Every time rumours of an Arrested Development movie came up, I’ve been predicting that it will never happen. Since predictions tend to be wrong, I think I did us all a service by making that prediction in public: maybe a new Arrested Development production will happen solely to prove me wrong, in which case, you’re welcome. But the people involved with the show have been talking about a possible movie literally since the end of the show (specifically, the final line of the show), and it does not seem to be any closer to happening. Yet they keep talking about it as if it is.
The latest is creator Mitch Hurwitz telling a crowd that he’s planning a movie and a new batch of episodes. As always, this makes for headlines that promise a lot – Arrested Development movie coming! New episodes coming! – based on quotes that promise less. We learn that Hurwitz wants to do more Arrested Development, that some cast members think it would be wonderful if they could do it, and that all they need now is money. We also learned elsewhere that Fox is talking to Showtime or Netflix about the possibility of picking up the new episodes. For that to happen, though, a lot of things would have to go right.
Now, a major difference this time is that they, or rather Jason Bateman, are talking about a specific time frame, shooting next summer for a 2013 release (with tie-in episodes that sound, as described, more like webisodes: segments that focus on specific characters rather than getting the whole cast together). Maybe that means they’re actually close to something happening. Or maybe, as before, it means that they want to build buzz about the project, since the more people talk about the possibility, the more chance of it actually becoming a reality: if they want to shoot a movie next summer, they can use these rumours as a way of getting the money and the schedule together. But there have been so many false starts to this thing that it’s hard not to be cynical about it.
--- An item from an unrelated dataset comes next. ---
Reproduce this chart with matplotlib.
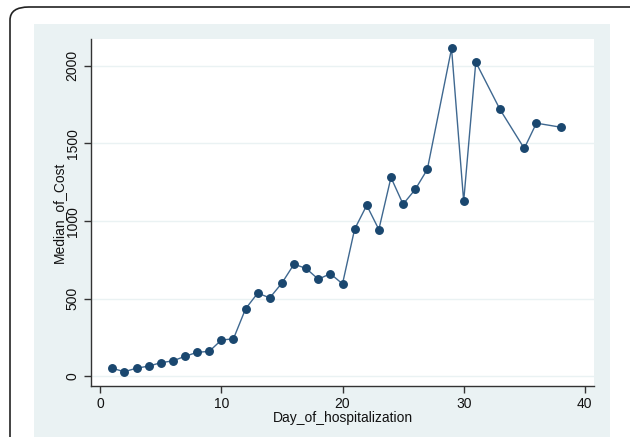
import matplotlib
matplotlib.use("Agg")
import matplotlib.pyplot as plt
from matplotlib.patches import FancyBboxPatch, Rectangle

plt.rcParams['font.family'] = ['Liberation Sans', 'DejaVu Sans']

days = [1, 2, 3, 4, 5, 6, 7, 8, 9, 10, 11, 12, 13, 14, 15, 16, 17, 18, 19, 20,
        21, 22, 23, 24, 25, 26, 27, 29, 30, 31, 33, 35, 36, 38]
median_cost = [52, 30, 53, 66, 88, 100, 129, 155, 161, 234, 242, 435, 536, 506,
               601, 723, 695, 626, 661, 596, 948, 1102, 946, 1281, 1109, 1204,
               1333, 2112, 1127, 2024, 1719, 1468, 1631, 1605]
x_ticks = [0, 10, 20, 30, 40]
y_ticks = [0, 500, 1000, 1500, 2000]

W, H = 630, 437
fig = plt.figure(figsize=(W / 100, H / 100), dpi=100)
fig.patch.set_facecolor('white')

# outer rounded frame
frame = FancyBboxPatch((10 / W, 1 - 470 / H), 640 / W, 463 / H,
                       boxstyle="round,pad=0,rounding_size=0.03",
                       transform=fig.transFigure, fill=False,
                       edgecolor='#222222', linewidth=1.2, clip_on=False,
                       zorder=-3)
fig.patches.append(frame)

# Stata light blue panel
panel = Rectangle((34 / W, 0), (610 - 34) / W, 1 - 24 / H,
                  transform=fig.transFigure, facecolor='#eaf2f3',
                  edgecolor='none', zorder=-2)
fig.patches.append(panel)

ax = fig.add_axes([90.7 / W, 1 - 385.7 / H, (594.3 - 90.7) / W, (385.7 - 39) / H])
ax.set_facecolor('white')

navy = '#1a476f'
ax.plot(days, median_cost, color='#3f6890', linewidth=1.0, zorder=2)
ax.plot(days, median_cost, linestyle='none', marker='o',
        markersize=5.4, markerfacecolor=navy, markeredgecolor=navy, zorder=3)

ax.set_xlim(-0.78, 40.78)
ax.set_ylim(-60, 2173)
ax.set_xticks(x_ticks)
ax.set_yticks(y_ticks)
ax.set_yticklabels([str(v) for v in y_ticks], rotation=90, va='center')
ax.yaxis.grid(True, color='#eaf2f3', linewidth=1.0)
ax.set_axisbelow(True)

for s in ['top', 'right']:
    ax.spines[s].set_visible(False)
for s in ['left', 'bottom']:
    ax.spines[s].set_color('#333333')
    ax.spines[s].set_linewidth(1.0)

ax.tick_params(axis='both', direction='out', length=5, width=1.0,
               color='#333333', labelsize=10, labelcolor='#111111')
ax.tick_params(axis='x', pad=3)
ax.tick_params(axis='y', pad=3)

ax.set_xlabel('Day_of_hospitalization', fontsize=10, color='#111111', labelpad=0)
ax.set_ylabel('Median_of_Cost', fontsize=10, color='#111111', labelpad=0)

fig.savefig('out.png', dpi=100)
Hurwitz has had a weird time of it in general since Arrested Development went off the air. Remember that ending the series was partly his decision. It was through on Fox, but cable networks were interested; it was Hurwitz who announced that he wouldn’t continue with the series if it went to Showtime, after which Showtime lost interest in the property. It wasn’t that long ago, but it seems like a long time ago, and at that time the budget cuts and salary cuts involved with moving to cable still seemed like a step down for TV producers (even today, there aren’t that many who move to cable if they still have a chance to get a broadcast show on). And of course, the third season of the show was often considered to show signs of burnout, so it could be that Hurwitz simply didn’t feel up to continuing: the style of the show, with every joke interlocking with previous jokes, made it more exhausting to write than virtually any other.
Instead, seeking t create a broadcast hit, Hurwitz joined forces with two notable “pod” producers, Eric and Kim Tannenbaum, and started developing many pilots as well as producing other people’s. None of these were successful, and the overall work seemed to be more in line, quality-wise, with his unexceptional work before Arrested (including “The Ellen Show” and the weaker seasons of “The John Larroquette Show”). He wouldn’t be the first person who hit a sweet spot with a particular project and didn’t quite recapture the quality of it afterward.
If an Arrested Development movie did happen – with Hurwitz directing – it would be his ticket into feature films after a very rocky post-Arrested slate of shows. Whether it would be up to the quality of the series, I can’t presume to say, though we can certainly wonder. But I suspect it would be more fun than Hurwitz’s other recent work. Some creators can come up with many successful works, and others have one thing that they do best, and Hurwitz seems to be better at Arrested Development than he is at anything else. Of course, being good at Arrested Development is enough. It’s just that all these years of rumour-mongering are enough to make you wish he’d just kept the show going back in 2005.
Also, given the nature of the show – the fact that every episode built on references from the previous one, the whole self-referential style of it – this would seem to be a case where the mini-series format would make the most sense for a reunion. We won’t know until it happens (and I’m still not convinced it will happen), but a movie would have to explain the whole thing to newcomers and throw in references to the series almost as window dressing for fans; it would have to be, in effect, the type of newcomer-friendly comedy that the series never was. Getting the cast together for a six-episode miniseries, or most of the cast, seems like it would be more satisfying than either a movie or the individual-character adventure episodes Hurwitz is talking about. But we’ll see.